Ex-Met Police chief calls for internment camps for 3,000 extremists to help fight terror
A FORMER Met Police chief has called for the UK to set up specialist internment camps for the estimated 3,000 jihadi suspects living in the UK following the Manchester terrorist attack.
By ROSS LOGAN
Express.co.uk
Sun, May 28, 2017
Tarique Ghaffur, who oversaw security operations during the 2012 London Olympics and was Scotland Yard assistant commissioner at the time of the 7/7 attacks in 2005, said extremists should be held without trial just as suspected IRA members were in Northern Ireland in the 1970s.
He called for Imams to issue a “collective fatwa” on extremists by “condemning terrorist atrocities and giving religious backing to the new centres for the good of society”.
Writing in the Daily Mail, Mr Ghaffur said the internment camps would be “community-based centres where they (extremists) would be risk-assessed and theologically examined”.
Mr Ghaffur added: “Then the extremists would be made to go through a deradicalisation programme, using the expertise of imams, charity workers and counter-terrorism officers.
“Those who can be deradicalised should be carefully allowed back into the community. But those deemed too dangerous should be locked up.”
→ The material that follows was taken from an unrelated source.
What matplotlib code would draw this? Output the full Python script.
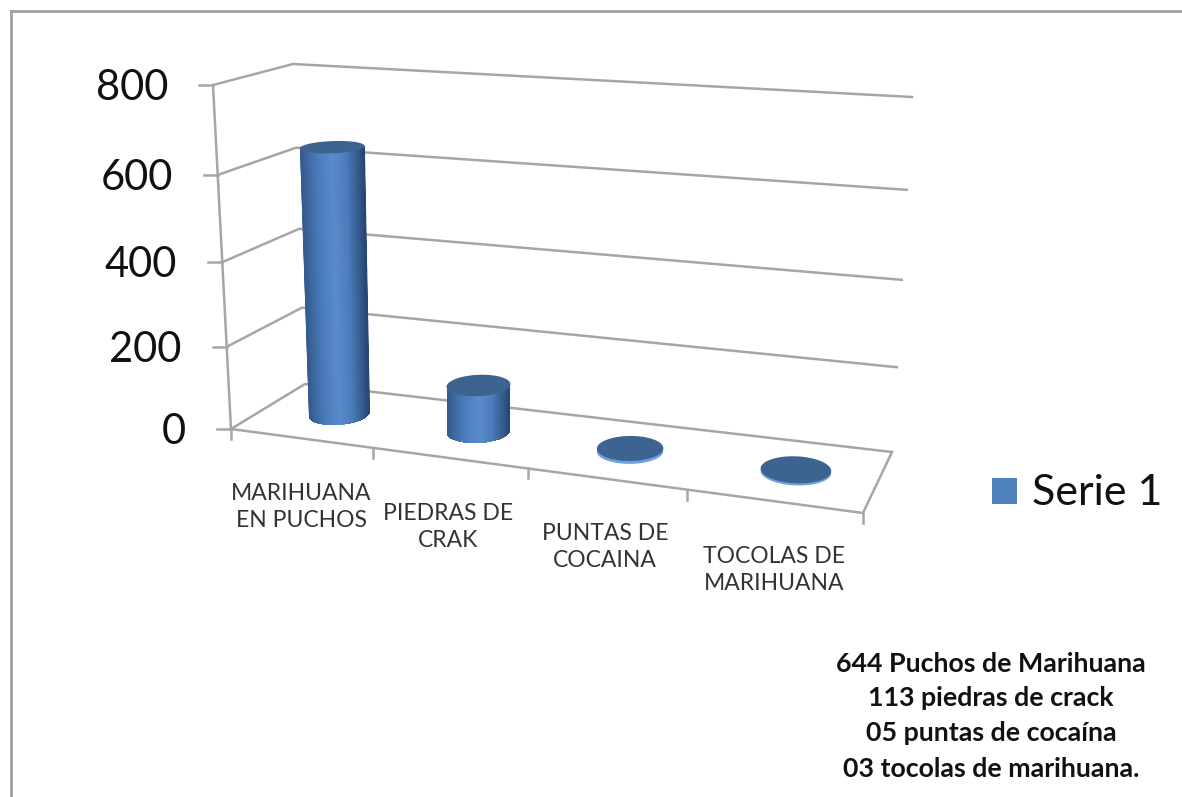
import numpy as np
import matplotlib
matplotlib.use("Agg")
import matplotlib.pyplot as plt
from matplotlib.colors import LinearSegmentedColormap
from matplotlib.patches import Polygon, Rectangle

# --- DATA
categories = ["MARIHUANA\nEN PUCHOS", "PIEDRAS DE\nCRAK", "PUNTAS DE\nCOCAINA", "TOCOLAS DE\nMARIHUANA"]
values = [644, 113, 5, 3]
y_ticks = [0, 200, 400, 600, 800]
series_name = "Serie 1"
note_lines = ["644 Puchos de Marihuana", "113 piedras de crack", "05 puntas de cocaína", "03 tocolas de marihuana."]

# --- LAYOUT (pixels of the 3d box: corners at value 0 and at value 800)
W, H = 1182, 797
YMAX = 800.0
PERSP = 1.062
FL = np.array([[231, 429], [213, 85]], float)
BL = np.array([[305, 384], [293, 64]], float)
BR = np.array([[892, 452], [912, 97]], float)
FR = np.array([[863, 513], [885, 125]], float)
TICK_S = [0, 1.036, 2.06, 3.03, 4]
LABEL_POS = [(301, 507), (448, 527), (605, 547), (774, 570)]
NOTE_Y = [664, 698, 733, 769]

GRID = "#a6a6a6"
FONT = "Lato"
cyl_cmap = LinearSegmentedColormap.from_list("cyl", [
    (0.0, "#33598c"), (0.25, "#4a7ab8"), (0.5, "#5a8ccd"),
    (0.72, "#4c7cba"), (0.9, "#345a8c"), (1.0, "#27456f")])


def frac(v):
    # value -> share of the wall height, the wall leans away from the viewer
    t = v / YMAX
    return t / (PERSP - (PERSP - 1) * t)


def homography(v):
    # unit square (s along the categories, d into the depth) -> screen at level v
    t = frac(v)
    pts = [p[0] + t * (p[1] - p[0]) for p in (FL, FR, BR, BL)]
    src = [(0, 0), (1, 0), (1, 1), (0, 1)]
    A, b = [], []
    for (s, d), (x, y) in zip(src, pts):
        A.append([s, d, 1, 0, 0, 0, -s * x, -d * x])
        A.append([0, 0, 0, s, d, 1, -s * y, -d * y])
        b += [x, y]
    return np.append(np.linalg.solve(np.array(A), np.array(b)), 1).reshape(3, 3)


def project(s, d, v):
    m = homography(v)
    s, d = np.asarray(s, float), np.asarray(d, float)
    w = m[2, 0] * s + m[2, 1] * d + m[2, 2]
    return (m[0, 0] * s + m[0, 1] * d + m[0, 2]) / w, (m[1, 0] * s + m[1, 1] * d + m[1, 2]) / w


def level(p, v):
    return p[0] + frac(v) * (p[1] - p[0])


def Plot_Cylinder(ax, i, value, zorder):
    t = np.linspace(0, 2 * np.pi, 181)
    s = (i + 0.535 + 0.198 * np.cos(t)) / len(categories)
    d = 0.5 + 0.22 * np.sin(t)
    xb, yb = project(s, d, 0)
    xt, yt = project(s, d, value)
    if value > 20:
        # side of the cylinder: lower half of the base rim, closed over the top rim
        lo = yb > np.interp(xb, [xb.min(), xb.max()], [yb[xb.argmin()], yb[xb.argmax()]])
        lower = np.c_[xb[lo], yb[lo]]
        lower = lower[lower[:, 0].argsort()]
        side = np.vstack([[xt.min(), yt[xt.argmin()]], [xb.min(), yb[xb.argmin()]],
                          lower, [xb.max(), yb[xb.argmax()]], [xt.max(), yt[xt.argmax()]]])
        poly = Polygon(side, closed=True, fc="none", ec="none", zorder=zorder)
        ax.add_patch(poly)
        # shading follows the lean of the column
        ybase, ytop = yb.mean(), yt.mean()
        rows = np.linspace(yb.max() + 2, yt.min() - 2, 12)
        f = (ybase - rows) / (ybase - ytop)
        left = xb.min() + f * (xt.min() - xb.min())
        right = xb.max() + f * (xt.max() - xb.max())
        g = np.linspace(0, 1, 64)
        X = left[:, None] + (right - left)[:, None] * g[None, :]
        Y = np.repeat(rows[:, None], 64, axis=1)
        C = np.repeat(g[None, :], 12, axis=0)
        m = ax.pcolormesh(X, Y, C, cmap=cyl_cmap, shading="gouraud", zorder=zorder)
        m.set_clip_path(poly)
    else:
        ax.fill(xb, yb + 0.8, color="#6f9fdc", lw=0, zorder=zorder)
    ax.fill(xt, yt, color="#3d6491", lw=0, zorder=zorder + 0.1)


# --- PLOTTING
fig = plt.figure(figsize=(W / 100, H / 100), dpi=100)
ax = fig.add_axes([0, 0, 1, 1])

# frame around the picture
ax.plot([11, 11], [H, 11], color="#a0a0a0", lw=2, zorder=1)
ax.plot([11, W], [11, 11], color="#a0a0a0", lw=2, zorder=1)

# walls
for v in y_ticks:
    fl, bl, br = level(FL, v), level(BL, v), level(BR, v)
    ax.plot([fl[0], bl[0], br[0]], [fl[1], bl[1], br[1]], color=GRID, lw=1.8, zorder=2, solid_joinstyle="miter")
    ax.plot([fl[0] - 14, fl[0]], [fl[1], fl[1]], color=GRID, lw=1.8, zorder=2)
    ax.text(fl[0] - 45, fl[1] + 3, str(v), ha="right", va="center", fontsize=30, family=FONT, color="#111111")
ax.plot(FL[:, 0], FL[:, 1], color=GRID, lw=1.8, zorder=2)

# floor
ax.plot([FL[0, 0], FR[0, 0], BR[0, 0]], [FL[0, 1], FR[0, 1], BR[0, 1]], color=GRID, lw=1.8, zorder=2, solid_joinstyle="miter")
tx, ty = project(np.array(TICK_S) / len(categories), np.zeros(len(TICK_S)), 0)
for x, y in zip(tx, ty):
    ax.plot([x, x], [y, y + 10], color=GRID, lw=1.8, zorder=2)

# columns
for i, value in enumerate(values):
    Plot_Cylinder(ax, i, value, 3 + i)

# category labels
for name, (x, y) in zip(categories, LABEL_POS):
    ax.text(x, y, name, ha="center", va="center", fontsize=16.5, family=FONT, color="#333333", linespacing=1.4)

# legend
ax.add_patch(Rectangle((992, 478), 25, 26, fc="#4f81bd", ec="none", zorder=3))
ax.text(1032, 493, series_name, ha="left", va="center", fontsize=31, family=FONT, color="#111111")

# note
for line, y in zip(note_lines, NOTE_Y):
    ax.text(991, y, line, ha="center", va="center", fontsize=19.3, family=FONT, weight="bold", color="#111111")

ax.set_xlim(0, W)
ax.set_ylim(H, 0)
ax.axis("off")
plt.savefig("out.png", dpi=100)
The ex-police chief, a practising Muslim, said there was a precedent for such internment camps, after similar laws were activated at the height of the Troubles in Northern Ireland.
Nearly 2,000 people were held without trial between 1971 and 1975, the large majority being suspected IRA members.
The policy sparked a wave of fresh violence against the British Army and hunger strikes amongst prisoners.
Mr Ghaffur claimed his detention centres would be different, “as they would have backing from Muslim leaders”.